Hoppin' Baum

This is our version of "Hoppin' John", a very Southern dish typically made on New Year's Day for good luck.  We always make it then, plus every time we feel like our luck could use a change.

Traditional recipes call for a ham hock or bacon in the beans, but a little bit of "Liquid Smoke" adds a nice hicory flavor that makes up for the lack of pig.   Creating a barbecue flavor is a juggling act of balancing sweet and savory, so start by adding just a little bit of each seasoning at a time and keep adding more and tasting until you get it right.  

Serves about 5.

1 large yellow onion
3/4 of a stick of butter, cut into 3 peices
3 cups  brown rice
5 cups of vegetable stock or water
4 bay leaves
3 tsp sucanat, molasses, maple syrup, or brown sugar*
2 tsp balsalmic or apple cider vinegar*
1 tsp worcestershire sauce*
1/2 tsp celery seed
1 tsp red pepper*
3 dashes of liquid smoke*
1.5 cups dried black-eyed peas, covered in water and presoaked overnight
1 additional cup of water or stock
salt and pepper
one clove of garlic, minced
6 cups collard greens, washed and cut into ribbons or roughly chopped

Combine the rice, veggie stock, 2 bay leaves, one quarter of the onion and one piece of butter in a stock pot, boil, cover and cook (if you need a primer on how to cook rice, here's a simple enough explanation).

Meanwhile, chop the remaining half of the onion.  In a saucepan at medium heat , melt another knob of butter and toss in the onion.

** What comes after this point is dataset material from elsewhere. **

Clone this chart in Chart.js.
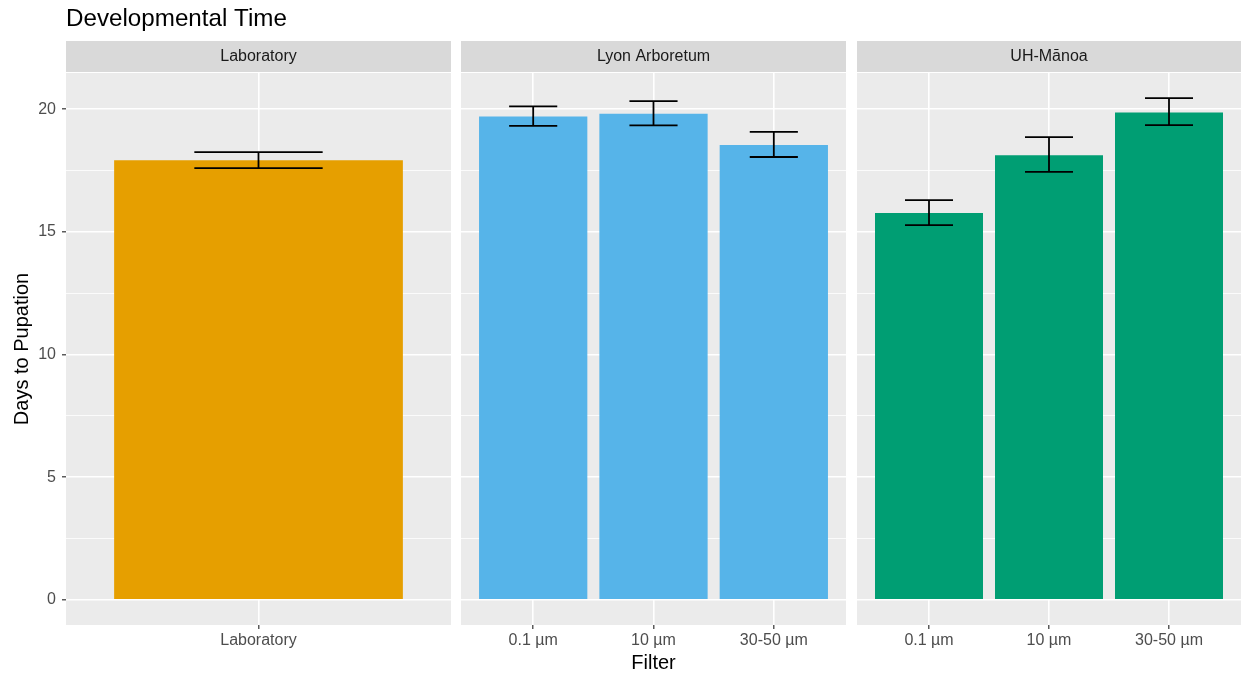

Sautee with a dash of salt until the onion is translucent.  Drain the black-eyed peas and pour them into the saucepan, adding the cup or so of stock or fresh water and adjusting heat so that the beans are just simmering.  Little by little, cycle through the seasonings (sucanat, vinegar, worcestershire, celery seed, red pepper, liquid smoke) and stir until you're satisfied with the balance of tastes.  
 Add two bay leaves to the pot, then let the beans cook gently for about half an hour. Adjust seasonings and add salt and pepper to taste as you go.

When the beans are tender, dump them and their cooking juices into the rice.  Mix the two up and place the covered pot on a burner that's on a very low setting.  Let the rice absorb the additional liquid, about 5 minutes or so.

In the saucepan you cooked your beans in, heat the last peice of butter and sautee the clove of garlic on medium low heat.  When the garlic is fragrant, turn the heat down to low, add collard greens, and cover.  Allow the greens to wilt slightly, and stir to evenly distribute the butter and garlic.  Salt and pepper to taste.

Serve the hoppin' baum and collards with some corn muffins, and then make your own luck!